Amid last year’s political shocks and challenges to the primacy of human rights, a new analysis from the Rights and Resources Initiative (RRI)highlights one consistent and inspiring global trend: the growing recognition that the land rights of Indigenous Peoples and local communities are key to ensuring peace and prosperity. 

Despite facing many threats, communities achieved important breakthroughs on the ground in 2016. Efforts in Cameroon, Indonesia, Liberia, Mali, Peru, and Panama alone secured community rights to more than 300,000 hectares of land with support from the Tenure Facility.

RRI’s annual review of the global state of land and resource rights was released at a panel event in Dakar, Senegal, alongside new research by TMP Systems and RRI that identified displacement of local peoples as the most significant driver of investment disputes in Africa. The suite of reports found that areas targeted for development in Africa are more heavily populated than similar developments elsewhere in the world, contradicting the prevalent belief among investors that the continent has wide tracts of available land.

2016 also saw a critical mass of influential investors and companies recognise the market rationale for respecting community land rights. Some development finance institutions (DFIs) moved to share best practices and support valuable research on addressing tenure; they are increasingly aware that tenure risk poses a threat to both their profits and their goals of promoting social progress in countries where they invest. At the same time, it is obvious that many of the companies that pledged to prevent deforestation and respect human rights are far from implementing these commitments, and much more effort will be required to improve long-standing business models.
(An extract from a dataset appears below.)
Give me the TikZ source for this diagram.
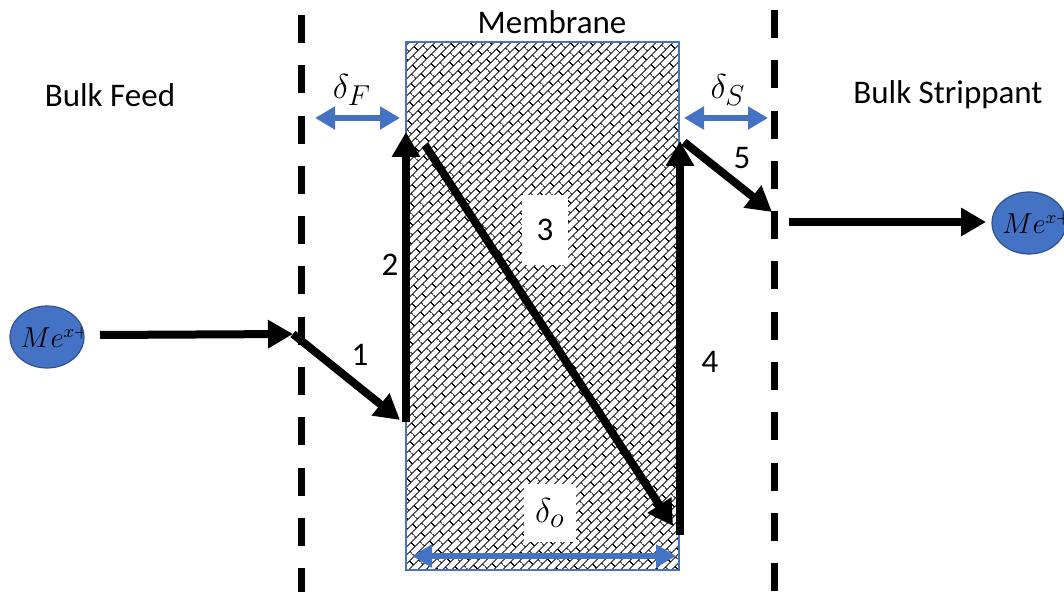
\documentclass[tikz,border=0pt]{standalone}
\usepackage{fontspec}
\setmainfont{Carlito}
\usetikzlibrary{arrows.meta,patterns.meta,shapes.geometric}
\definecolor{mblue}{HTML}{4472C4}
\definecolor{eblue}{HTML}{2F528F}
\tikzdeclarepattern{
  name=dbricks,
  type=uncolored,
  bottom left={(0pt,0pt)},
  top right={(7pt,6pt)},
  tile size={(7pt,6pt)},
  tile transformation={rotate=45},
  code={
    \draw[line width=0.5pt] (0pt,1.5pt) -- (7pt,1.5pt) (0pt,4.5pt) -- (7pt,4.5pt)
      (1.75pt,1.5pt) -- (1.75pt,4.5pt) (5.25pt,4.5pt) -- (5.25pt,6pt) (5.25pt,0pt) -- (5.25pt,1.5pt);
  }
}
\begin{document}
\begin{tikzpicture}[x=0.5pt,y=-0.5pt,
  lbl/.style={font=\fontsize{16.5}{19}\selectfont, inner sep=0pt},
  mlbl/.style={font=\fontsize{19}{22}\selectfont, inner sep=0pt},
  flow/.style={line width=4pt, -{Triangle[length=12.5pt,width=13.5pt]}},
  dim/.style={line width=3pt, mblue, {Triangle[length=10pt,width=11pt]}-{Triangle[length=10pt,width=11pt]}},
  wall/.style={line width=3.5pt, dash pattern=on 14pt off 11.15pt},
  ion/.style={ellipse, fill=mblue, draw=eblue, line width=0.6pt, inner sep=0pt,
    minimum width=37pt, minimum height=31pt,
    path picture={\node[font=\fontsize{13.5}{15}\selectfont] at ([xshift=4pt]path picture bounding box.center) {$Me^{x+}$};}},
  membrane/.style={draw=mblue, line width=0.75pt, pattern=dbricks, pattern color=black, inner sep=0pt},
  whitebox/.style={fill=white, inner sep=0pt}
]
\useasboundingbox (0,0) rectangle (1064,592);

% membrane
\node (mem) [membrane, minimum width=136.5pt, minimum height=264pt] at (542.5,306) {};

% walls
\coordinate (wFt) at (301,15);
\coordinate (wFb) at (301,600);
\coordinate (wSt) at (774,10);
\coordinate (wSb) at (774,600);
\draw[wall] (wFt) -- (wFb);
\draw[wall] (wSt) -- (wSb);

% texts
\node (tmem) [lbl] at (552,22) {Membrane};
\node (tfeed) [lbl] at (110,95) {Bulk Feed};
\node (tstrip) [lbl] at (948,95) {Bulk Strippant};
\node (dF) [mlbl] at (352,90) {$\delta_F$};
\node (dS) [mlbl] at (728,90) {$\delta_S$};
\node (n1) [lbl] at (360,355) {1};
\node (n2) [lbl] at (390,265) {2};
\node (n3) [lbl, whitebox, minimum width=23pt, minimum height=35pt] at (545,230) {3};
\node (n4) [lbl] at (710,362) {4};
\node (n5) [lbl] at (742,158) {5};
\node (dO) [mlbl, whitebox, minimum width=26pt, minimum height=29pt] at (550,513) {$\delta_o$};

% ions
\node (ionL) [ion] at (47,337) {};
\node (ionR) [ion] at (1029,223) {};

% thickness arrows
\coordinate (dFa) at (315,118);
\coordinate (dFb) at (400,118);
\coordinate (dSa) at (684,118);
\coordinate (dSb) at (768,118);
\coordinate (dOa) at (412,556);
\coordinate (dOb) at (676,556);
\draw[dim] (dFa) -- (dFb);
\draw[dim] (dSa) -- (dSb);
\draw[dim] (dOa) -- (dOb);

% transport steps
\coordinate (pin) at (100,335);
\coordinate (p1) at (293,334);
\coordinate (p2b) at (400,420);
\coordinate (p2s) at (406,422);
\coordinate (p2t) at (406,132);
\coordinate (p3s) at (425,145);
\coordinate (p3t) at (673,526);
\coordinate (p4s) at (680,535);
\coordinate (p4t) at (680,141);
\coordinate (p5s) at (684,142);
\coordinate (p5t) at (772,212);
\coordinate (pout) at (789,222);
\coordinate (pend) at (986,222);
\draw[flow] (pin) -- (p1);
\draw[flow] (p1) -- (p2b);
\draw[flow] (p2s) -- (p2t);
\draw[flow] (p3s) -- (p3t);
\draw[flow] (p4s) -- (p4t);
\draw[flow] (p5s) -- (p5t);
\draw[flow] (pout) -- (pend);
\end{tikzpicture}
\end{document}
Last year, communities and companies began to leverage a new suite of tools and resources—including the Land Rights Now Initiative—to transition from “commitment” to “action.” Looking forward in a political world that is likely to remain turbulent, there are very real opportunities to capitalize on these tools to secure millions of hectares of community forests, and to support investment and business models that respect local land rights.

Priorities for progress in 2017 include:

  1. Ensure no rollback of Indigenous Peoples’ and communities’ land rights.
  2. Strengthen indigenous and community organisations’ ability to advance their messages and hold rights violators accountable through networking and strategic communications.
  3. Support Indigenous Peoples’ and communities’ efforts to develop and defend their own forest management and enterprise models.
  4. Accelerate the recognition of rights on the ground by consolidating and connecting the existing platform of tenure-related instruments.
  5. Mobilise greater effort by the private sector to secure community land rights as a way to minimise business and climate risks.
  6. Prioritise women’s rights to community land and forests, promote recognition of their role in forest management, and champion their political leadership across the developing world.